Task requirements:
From the records below, please print only the lines from the one containing "What Chart.js code" through the one containing "const regions = ['北美', '西欧', '日本', '中国', '印度', '其他地区'];", both included. Skip the pictures.

[Start Listed records]

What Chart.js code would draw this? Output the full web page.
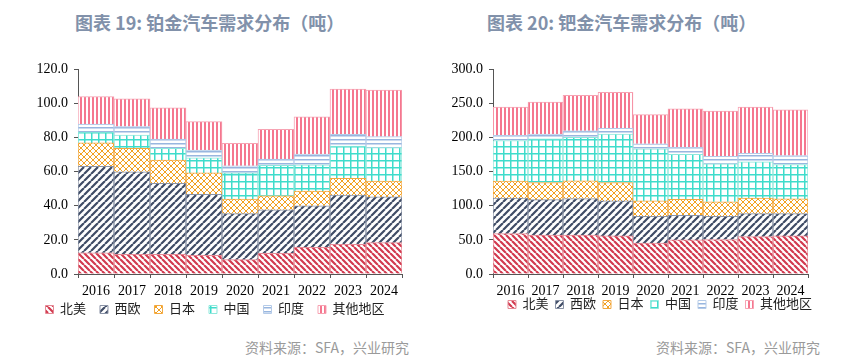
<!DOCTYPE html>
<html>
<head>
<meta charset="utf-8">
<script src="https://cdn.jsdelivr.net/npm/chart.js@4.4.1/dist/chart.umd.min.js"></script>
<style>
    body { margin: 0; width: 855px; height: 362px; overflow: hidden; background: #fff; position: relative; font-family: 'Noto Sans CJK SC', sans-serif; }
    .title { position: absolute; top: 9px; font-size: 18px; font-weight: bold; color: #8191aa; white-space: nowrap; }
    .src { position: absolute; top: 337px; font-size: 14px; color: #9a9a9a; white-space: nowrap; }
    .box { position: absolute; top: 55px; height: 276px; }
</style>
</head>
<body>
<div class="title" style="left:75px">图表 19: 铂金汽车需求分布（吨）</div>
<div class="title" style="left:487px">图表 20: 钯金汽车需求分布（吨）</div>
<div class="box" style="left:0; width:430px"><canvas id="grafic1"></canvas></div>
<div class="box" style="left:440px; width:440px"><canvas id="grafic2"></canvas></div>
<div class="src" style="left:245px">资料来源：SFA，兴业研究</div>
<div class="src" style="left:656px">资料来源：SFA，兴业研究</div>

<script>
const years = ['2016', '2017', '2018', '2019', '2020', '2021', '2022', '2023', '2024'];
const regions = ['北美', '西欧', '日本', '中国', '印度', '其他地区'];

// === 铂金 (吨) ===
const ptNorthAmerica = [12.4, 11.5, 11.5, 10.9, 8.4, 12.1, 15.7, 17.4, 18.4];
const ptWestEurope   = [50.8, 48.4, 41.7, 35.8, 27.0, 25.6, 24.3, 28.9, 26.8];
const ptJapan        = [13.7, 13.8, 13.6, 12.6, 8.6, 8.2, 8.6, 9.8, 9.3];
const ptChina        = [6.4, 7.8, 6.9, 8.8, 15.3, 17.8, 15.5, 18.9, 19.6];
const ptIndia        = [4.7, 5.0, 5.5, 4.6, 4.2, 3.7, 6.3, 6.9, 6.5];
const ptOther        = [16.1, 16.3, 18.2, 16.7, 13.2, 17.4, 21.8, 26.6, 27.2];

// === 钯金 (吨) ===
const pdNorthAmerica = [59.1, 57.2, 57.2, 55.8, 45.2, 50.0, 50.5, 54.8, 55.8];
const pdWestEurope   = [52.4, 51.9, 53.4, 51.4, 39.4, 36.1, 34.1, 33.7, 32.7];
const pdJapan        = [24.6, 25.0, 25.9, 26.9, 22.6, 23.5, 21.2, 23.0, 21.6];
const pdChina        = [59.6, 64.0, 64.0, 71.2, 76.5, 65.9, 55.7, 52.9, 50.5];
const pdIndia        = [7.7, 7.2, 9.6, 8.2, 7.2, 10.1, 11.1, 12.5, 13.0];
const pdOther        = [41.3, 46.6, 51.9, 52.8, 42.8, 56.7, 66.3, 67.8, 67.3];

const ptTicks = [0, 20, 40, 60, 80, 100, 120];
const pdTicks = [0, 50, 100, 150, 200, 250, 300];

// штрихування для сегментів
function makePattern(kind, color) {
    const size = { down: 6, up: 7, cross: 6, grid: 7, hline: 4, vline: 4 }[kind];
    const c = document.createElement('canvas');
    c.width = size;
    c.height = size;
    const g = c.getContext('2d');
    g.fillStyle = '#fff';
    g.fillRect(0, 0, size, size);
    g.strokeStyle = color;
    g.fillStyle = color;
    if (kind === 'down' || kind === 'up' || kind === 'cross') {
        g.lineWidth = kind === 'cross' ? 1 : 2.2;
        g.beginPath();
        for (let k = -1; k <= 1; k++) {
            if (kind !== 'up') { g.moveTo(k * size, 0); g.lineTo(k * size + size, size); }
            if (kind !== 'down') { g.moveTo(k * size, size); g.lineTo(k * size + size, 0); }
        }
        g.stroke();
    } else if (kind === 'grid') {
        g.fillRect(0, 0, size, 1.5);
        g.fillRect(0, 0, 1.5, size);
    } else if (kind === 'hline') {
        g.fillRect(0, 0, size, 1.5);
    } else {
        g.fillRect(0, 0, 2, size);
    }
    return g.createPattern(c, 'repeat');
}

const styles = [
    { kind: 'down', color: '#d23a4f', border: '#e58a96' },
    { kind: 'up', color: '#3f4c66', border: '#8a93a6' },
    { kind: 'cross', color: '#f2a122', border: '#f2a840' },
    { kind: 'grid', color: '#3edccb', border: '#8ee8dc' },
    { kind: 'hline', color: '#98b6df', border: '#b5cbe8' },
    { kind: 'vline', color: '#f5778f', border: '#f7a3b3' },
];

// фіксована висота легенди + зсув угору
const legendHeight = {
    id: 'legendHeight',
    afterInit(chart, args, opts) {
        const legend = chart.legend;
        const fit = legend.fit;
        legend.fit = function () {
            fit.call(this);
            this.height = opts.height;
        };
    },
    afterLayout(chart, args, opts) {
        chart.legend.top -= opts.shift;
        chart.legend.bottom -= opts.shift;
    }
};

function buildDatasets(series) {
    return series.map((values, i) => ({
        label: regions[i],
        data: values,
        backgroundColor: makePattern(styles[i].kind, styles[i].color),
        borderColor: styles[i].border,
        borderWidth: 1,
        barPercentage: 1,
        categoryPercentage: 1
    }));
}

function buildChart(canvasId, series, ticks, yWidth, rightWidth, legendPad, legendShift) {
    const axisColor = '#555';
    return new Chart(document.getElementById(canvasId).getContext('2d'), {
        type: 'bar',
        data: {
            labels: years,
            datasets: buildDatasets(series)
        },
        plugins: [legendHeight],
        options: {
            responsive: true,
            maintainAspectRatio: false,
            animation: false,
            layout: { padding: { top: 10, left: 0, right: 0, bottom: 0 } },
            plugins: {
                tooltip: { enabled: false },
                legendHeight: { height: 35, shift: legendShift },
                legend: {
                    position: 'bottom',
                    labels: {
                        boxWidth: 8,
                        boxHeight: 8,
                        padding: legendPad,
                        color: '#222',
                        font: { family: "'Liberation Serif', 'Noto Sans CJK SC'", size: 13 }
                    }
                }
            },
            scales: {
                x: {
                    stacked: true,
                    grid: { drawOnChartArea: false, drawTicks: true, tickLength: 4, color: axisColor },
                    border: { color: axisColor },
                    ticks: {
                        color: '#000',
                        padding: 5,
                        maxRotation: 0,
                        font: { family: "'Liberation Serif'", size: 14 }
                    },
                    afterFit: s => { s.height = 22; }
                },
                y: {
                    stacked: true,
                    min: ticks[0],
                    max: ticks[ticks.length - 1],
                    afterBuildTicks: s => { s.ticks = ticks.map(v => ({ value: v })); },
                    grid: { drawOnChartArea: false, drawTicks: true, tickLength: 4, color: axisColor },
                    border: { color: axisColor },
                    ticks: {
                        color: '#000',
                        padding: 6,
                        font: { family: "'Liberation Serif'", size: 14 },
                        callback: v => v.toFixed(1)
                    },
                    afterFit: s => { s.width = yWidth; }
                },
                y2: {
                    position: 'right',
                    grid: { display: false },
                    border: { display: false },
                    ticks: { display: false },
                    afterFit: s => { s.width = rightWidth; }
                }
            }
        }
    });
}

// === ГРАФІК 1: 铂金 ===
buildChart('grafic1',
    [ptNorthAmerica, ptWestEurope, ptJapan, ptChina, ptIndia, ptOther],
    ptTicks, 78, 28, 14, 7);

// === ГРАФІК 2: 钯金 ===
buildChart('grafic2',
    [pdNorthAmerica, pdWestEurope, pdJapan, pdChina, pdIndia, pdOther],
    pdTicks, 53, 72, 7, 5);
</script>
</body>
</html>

[End Listed records]
[Start Listed records]

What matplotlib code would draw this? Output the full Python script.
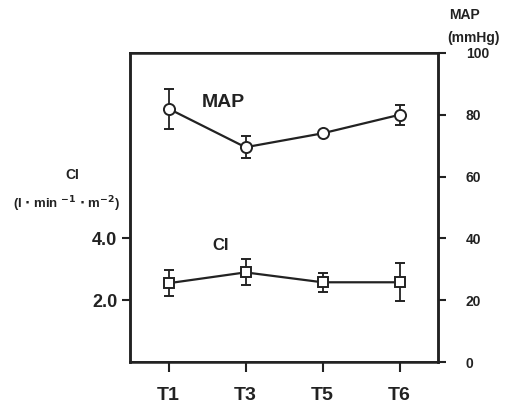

[End Listed records]

Exercise solution:
What Chart.js code would draw this? Output the full web page.
<!DOCTYPE html>
<html>
<head>
<meta charset="utf-8">
<script src="https://cdn.jsdelivr.net/npm/chart.js@4.4.1/dist/chart.umd.min.js"></script>
<style>
    body { margin: 0; width: 855px; height: 362px; overflow: hidden; background: #fff; position: relative; font-family: 'Noto Sans CJK SC', sans-serif; }
    .title { position: absolute; top: 9px; font-size: 18px; font-weight: bold; color: #8191aa; white-space: nowrap; }
    .src { position: absolute; top: 337px; font-size: 14px; color: #9a9a9a; white-space: nowrap; }
    .box { position: absolute; top: 55px; height: 276px; }
</style>
</head>
<body>
<div class="title" style="left:75px">图表 19: 铂金汽车需求分布（吨）</div>
<div class="title" style="left:487px">图表 20: 钯金汽车需求分布（吨）</div>
<div class="box" style="left:0; width:430px"><canvas id="grafic1"></canvas></div>
<div class="box" style="left:440px; width:440px"><canvas id="grafic2"></canvas></div>
<div class="src" style="left:245px">资料来源：SFA，兴业研究</div>
<div class="src" style="left:656px">资料来源：SFA，兴业研究</div>

<script>
const years = ['2016', '2017', '2018', '2019', '2020', '2021', '2022', '2023', '2024'];
const regions = ['北美', '西欧', '日本', '中国', '印度', '其他地区'];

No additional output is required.